**TASK**:
Give back only the lines in the records below from the one with "Reproduce this chart with Bokeh." to the one with "p.line([ax - 2]", both inclusive, word for word.

**RECORDS TO PROCESS**:
·····

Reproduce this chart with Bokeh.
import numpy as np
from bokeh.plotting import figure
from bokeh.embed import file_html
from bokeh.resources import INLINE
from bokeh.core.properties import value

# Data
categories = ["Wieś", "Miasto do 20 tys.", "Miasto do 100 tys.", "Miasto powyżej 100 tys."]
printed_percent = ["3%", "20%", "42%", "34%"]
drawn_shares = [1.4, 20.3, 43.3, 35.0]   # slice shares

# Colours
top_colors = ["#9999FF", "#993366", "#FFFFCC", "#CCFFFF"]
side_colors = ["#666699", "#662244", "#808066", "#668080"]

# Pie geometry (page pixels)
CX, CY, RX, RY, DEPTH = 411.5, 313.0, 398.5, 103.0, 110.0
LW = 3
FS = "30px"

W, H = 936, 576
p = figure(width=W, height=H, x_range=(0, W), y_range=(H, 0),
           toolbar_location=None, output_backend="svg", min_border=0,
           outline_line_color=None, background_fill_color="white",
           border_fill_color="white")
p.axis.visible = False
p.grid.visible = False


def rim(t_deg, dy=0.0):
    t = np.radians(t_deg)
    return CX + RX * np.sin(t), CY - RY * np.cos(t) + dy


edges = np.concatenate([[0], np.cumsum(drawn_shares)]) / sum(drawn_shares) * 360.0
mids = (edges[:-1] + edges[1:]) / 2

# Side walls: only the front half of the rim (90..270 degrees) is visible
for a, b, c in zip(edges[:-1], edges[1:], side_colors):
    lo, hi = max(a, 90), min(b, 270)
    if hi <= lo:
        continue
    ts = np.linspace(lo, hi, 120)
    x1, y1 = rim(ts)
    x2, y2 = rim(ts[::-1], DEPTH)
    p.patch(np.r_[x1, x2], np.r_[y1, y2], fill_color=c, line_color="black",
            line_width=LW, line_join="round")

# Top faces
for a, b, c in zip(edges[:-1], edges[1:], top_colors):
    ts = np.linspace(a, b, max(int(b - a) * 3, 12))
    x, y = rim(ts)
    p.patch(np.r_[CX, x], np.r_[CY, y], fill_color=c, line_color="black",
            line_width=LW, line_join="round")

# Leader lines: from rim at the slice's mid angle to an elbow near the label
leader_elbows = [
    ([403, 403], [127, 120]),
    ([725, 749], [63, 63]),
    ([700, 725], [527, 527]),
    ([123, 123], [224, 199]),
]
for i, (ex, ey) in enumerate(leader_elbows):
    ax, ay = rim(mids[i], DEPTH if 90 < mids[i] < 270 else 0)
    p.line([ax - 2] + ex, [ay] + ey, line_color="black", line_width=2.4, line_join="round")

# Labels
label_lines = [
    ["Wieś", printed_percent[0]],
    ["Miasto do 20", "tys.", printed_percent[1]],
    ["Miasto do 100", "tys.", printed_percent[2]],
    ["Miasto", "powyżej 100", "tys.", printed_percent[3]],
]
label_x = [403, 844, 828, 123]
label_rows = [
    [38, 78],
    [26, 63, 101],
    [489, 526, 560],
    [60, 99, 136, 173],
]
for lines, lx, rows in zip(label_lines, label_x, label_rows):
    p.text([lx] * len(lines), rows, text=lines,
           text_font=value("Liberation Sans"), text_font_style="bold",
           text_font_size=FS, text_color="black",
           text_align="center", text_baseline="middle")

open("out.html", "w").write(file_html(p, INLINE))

·····

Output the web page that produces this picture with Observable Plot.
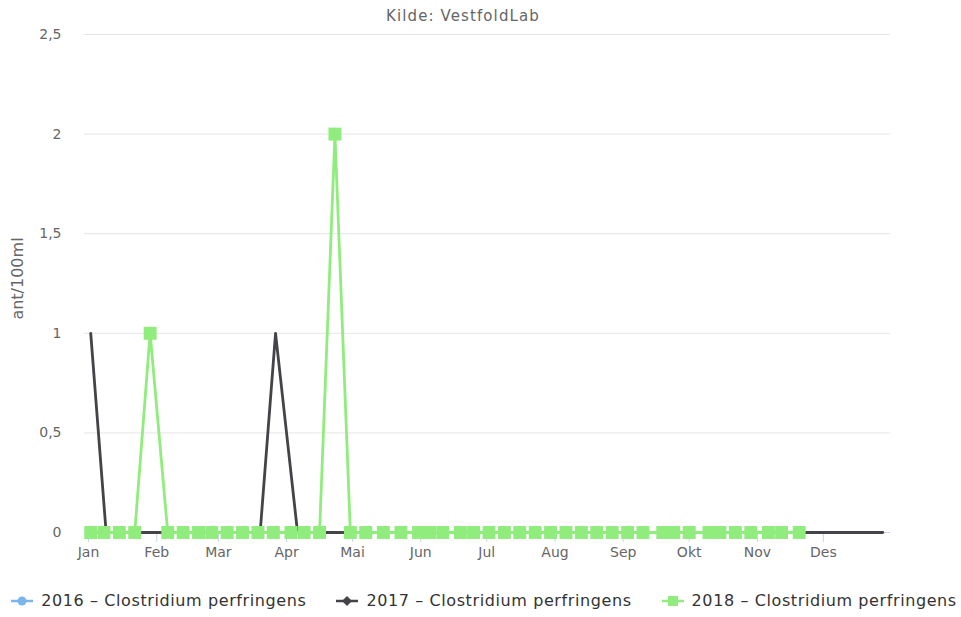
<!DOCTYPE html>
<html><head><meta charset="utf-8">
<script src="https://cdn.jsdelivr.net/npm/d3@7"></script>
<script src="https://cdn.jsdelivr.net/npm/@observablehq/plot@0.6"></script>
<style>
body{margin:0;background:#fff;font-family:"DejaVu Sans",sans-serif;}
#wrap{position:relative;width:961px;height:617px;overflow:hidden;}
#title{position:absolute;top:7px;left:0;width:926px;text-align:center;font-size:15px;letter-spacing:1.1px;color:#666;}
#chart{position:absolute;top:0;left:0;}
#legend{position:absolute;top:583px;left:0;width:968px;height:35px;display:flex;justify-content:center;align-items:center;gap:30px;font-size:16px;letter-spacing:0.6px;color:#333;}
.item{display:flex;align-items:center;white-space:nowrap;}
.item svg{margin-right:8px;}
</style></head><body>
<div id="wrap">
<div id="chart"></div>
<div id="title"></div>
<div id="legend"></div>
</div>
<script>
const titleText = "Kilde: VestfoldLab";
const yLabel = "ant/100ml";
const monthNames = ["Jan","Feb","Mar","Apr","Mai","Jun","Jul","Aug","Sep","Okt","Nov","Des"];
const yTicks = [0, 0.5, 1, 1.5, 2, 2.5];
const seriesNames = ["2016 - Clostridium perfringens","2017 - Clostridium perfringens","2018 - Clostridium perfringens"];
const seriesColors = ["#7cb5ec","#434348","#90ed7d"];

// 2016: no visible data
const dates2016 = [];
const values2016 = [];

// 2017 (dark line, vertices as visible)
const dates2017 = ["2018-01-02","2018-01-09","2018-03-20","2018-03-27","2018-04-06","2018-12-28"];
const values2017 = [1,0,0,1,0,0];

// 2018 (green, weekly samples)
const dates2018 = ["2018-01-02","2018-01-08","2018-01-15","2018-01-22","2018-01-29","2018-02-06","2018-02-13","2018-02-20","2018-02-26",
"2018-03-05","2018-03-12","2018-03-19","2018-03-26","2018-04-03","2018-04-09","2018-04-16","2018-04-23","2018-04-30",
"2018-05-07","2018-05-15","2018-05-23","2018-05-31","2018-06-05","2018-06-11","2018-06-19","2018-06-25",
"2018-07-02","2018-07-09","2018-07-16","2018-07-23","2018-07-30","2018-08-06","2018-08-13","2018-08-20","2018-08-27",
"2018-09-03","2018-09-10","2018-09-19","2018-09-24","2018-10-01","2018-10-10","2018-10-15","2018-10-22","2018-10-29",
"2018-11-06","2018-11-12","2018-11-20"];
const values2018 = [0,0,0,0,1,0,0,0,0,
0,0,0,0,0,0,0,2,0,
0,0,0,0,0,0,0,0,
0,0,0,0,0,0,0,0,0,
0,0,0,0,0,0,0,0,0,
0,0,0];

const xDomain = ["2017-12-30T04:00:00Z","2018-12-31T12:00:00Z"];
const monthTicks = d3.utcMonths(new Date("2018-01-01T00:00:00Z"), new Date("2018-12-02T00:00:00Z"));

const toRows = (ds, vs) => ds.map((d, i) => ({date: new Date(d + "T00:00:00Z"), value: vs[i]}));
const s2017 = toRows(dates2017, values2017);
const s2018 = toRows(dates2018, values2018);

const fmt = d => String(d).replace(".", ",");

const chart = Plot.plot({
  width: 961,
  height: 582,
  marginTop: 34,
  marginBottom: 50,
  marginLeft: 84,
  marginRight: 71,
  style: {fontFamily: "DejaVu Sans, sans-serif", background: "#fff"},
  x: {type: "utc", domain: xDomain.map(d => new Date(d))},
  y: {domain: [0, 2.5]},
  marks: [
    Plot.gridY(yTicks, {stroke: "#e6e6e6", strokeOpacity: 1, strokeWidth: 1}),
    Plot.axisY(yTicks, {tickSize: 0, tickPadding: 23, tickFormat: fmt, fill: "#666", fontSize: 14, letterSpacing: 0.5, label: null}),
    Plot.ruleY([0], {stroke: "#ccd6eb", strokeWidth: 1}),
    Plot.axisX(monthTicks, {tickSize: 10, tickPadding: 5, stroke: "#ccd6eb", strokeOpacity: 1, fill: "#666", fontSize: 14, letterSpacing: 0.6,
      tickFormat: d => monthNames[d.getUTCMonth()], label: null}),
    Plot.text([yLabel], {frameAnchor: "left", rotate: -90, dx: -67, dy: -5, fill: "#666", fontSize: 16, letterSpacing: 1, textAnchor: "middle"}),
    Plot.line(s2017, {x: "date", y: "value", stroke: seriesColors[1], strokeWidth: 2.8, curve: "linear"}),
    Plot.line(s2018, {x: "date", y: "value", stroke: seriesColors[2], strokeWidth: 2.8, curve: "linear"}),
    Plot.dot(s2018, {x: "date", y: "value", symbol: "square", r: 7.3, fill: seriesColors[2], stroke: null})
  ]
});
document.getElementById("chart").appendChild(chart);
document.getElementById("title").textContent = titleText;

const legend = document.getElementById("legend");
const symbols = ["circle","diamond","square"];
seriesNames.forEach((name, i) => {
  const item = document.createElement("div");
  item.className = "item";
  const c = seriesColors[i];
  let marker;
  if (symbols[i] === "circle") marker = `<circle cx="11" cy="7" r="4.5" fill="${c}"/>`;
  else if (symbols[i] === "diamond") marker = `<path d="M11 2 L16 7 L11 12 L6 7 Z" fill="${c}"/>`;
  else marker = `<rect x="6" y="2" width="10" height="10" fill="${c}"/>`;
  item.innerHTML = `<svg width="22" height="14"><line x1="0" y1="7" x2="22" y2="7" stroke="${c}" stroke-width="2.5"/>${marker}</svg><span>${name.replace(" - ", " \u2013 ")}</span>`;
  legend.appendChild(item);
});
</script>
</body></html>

·····

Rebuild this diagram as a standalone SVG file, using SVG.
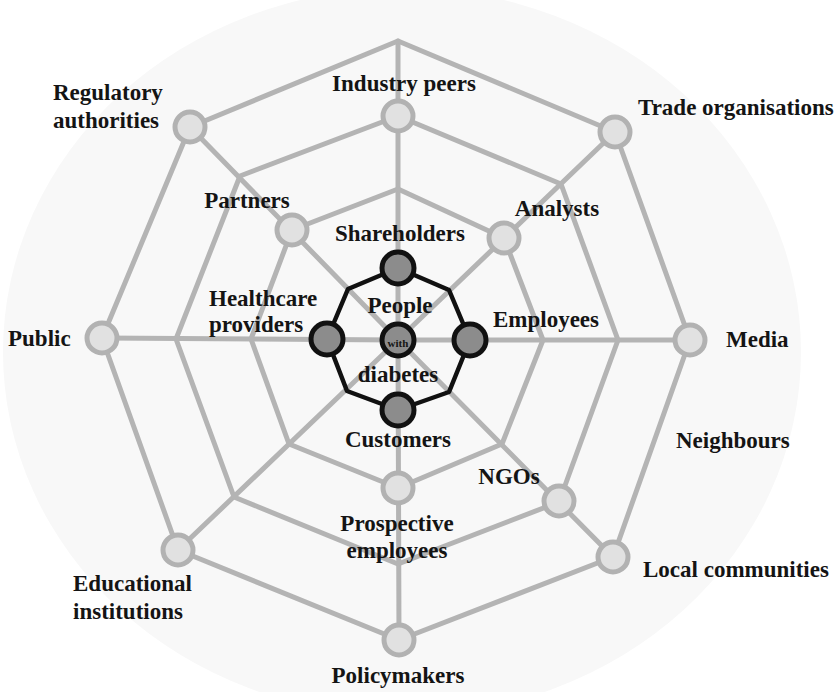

·····

**FINAL ANSWER**:
Reproduce this chart with Bokeh.
import numpy as np
from bokeh.plotting import figure
from bokeh.embed import file_html
from bokeh.resources import INLINE
from bokeh.core.properties import value

# Data
categories = ["Wieś", "Miasto do 20 tys.", "Miasto do 100 tys.", "Miasto powyżej 100 tys."]
printed_percent = ["3%", "20%", "42%", "34%"]
drawn_shares = [1.4, 20.3, 43.3, 35.0]   # slice shares

# Colours
top_colors = ["#9999FF", "#993366", "#FFFFCC", "#CCFFFF"]
side_colors = ["#666699", "#662244", "#808066", "#668080"]

# Pie geometry (page pixels)
CX, CY, RX, RY, DEPTH = 411.5, 313.0, 398.5, 103.0, 110.0
LW = 3
FS = "30px"

W, H = 936, 576
p = figure(width=W, height=H, x_range=(0, W), y_range=(H, 0),
           toolbar_location=None, output_backend="svg", min_border=0,
           outline_line_color=None, background_fill_color="white",
           border_fill_color="white")
p.axis.visible = False
p.grid.visible = False


def rim(t_deg, dy=0.0):
    t = np.radians(t_deg)
    return CX + RX * np.sin(t), CY - RY * np.cos(t) + dy


edges = np.concatenate([[0], np.cumsum(drawn_shares)]) / sum(drawn_shares) * 360.0
mids = (edges[:-1] + edges[1:]) / 2

# Side walls: only the front half of the rim (90..270 degrees) is visible
for a, b, c in zip(edges[:-1], edges[1:], side_colors):
    lo, hi = max(a, 90), min(b, 270)
    if hi <= lo:
        continue
    ts = np.linspace(lo, hi, 120)
    x1, y1 = rim(ts)
    x2, y2 = rim(ts[::-1], DEPTH)
    p.patch(np.r_[x1, x2], np.r_[y1, y2], fill_color=c, line_color="black",
            line_width=LW, line_join="round")

# Top faces
for a, b, c in zip(edges[:-1], edges[1:], top_colors):
    ts = np.linspace(a, b, max(int(b - a) * 3, 12))
    x, y = rim(ts)
    p.patch(np.r_[CX, x], np.r_[CY, y], fill_color=c, line_color="black",
            line_width=LW, line_join="round")

# Leader lines: from rim at the slice's mid angle to an elbow near the label
leader_elbows = [
    ([403, 403], [127, 120]),
    ([725, 749], [63, 63]),
    ([700, 725], [527, 527]),
    ([123, 123], [224, 199]),
]
for i, (ex, ey) in enumerate(leader_elbows):
    ax, ay = rim(mids[i], DEPTH if 90 < mids[i] < 270 else 0)
    p.line([ax - 2] + ex, [ay] + ey, line_color="black", line_width=2.4, line_join="round")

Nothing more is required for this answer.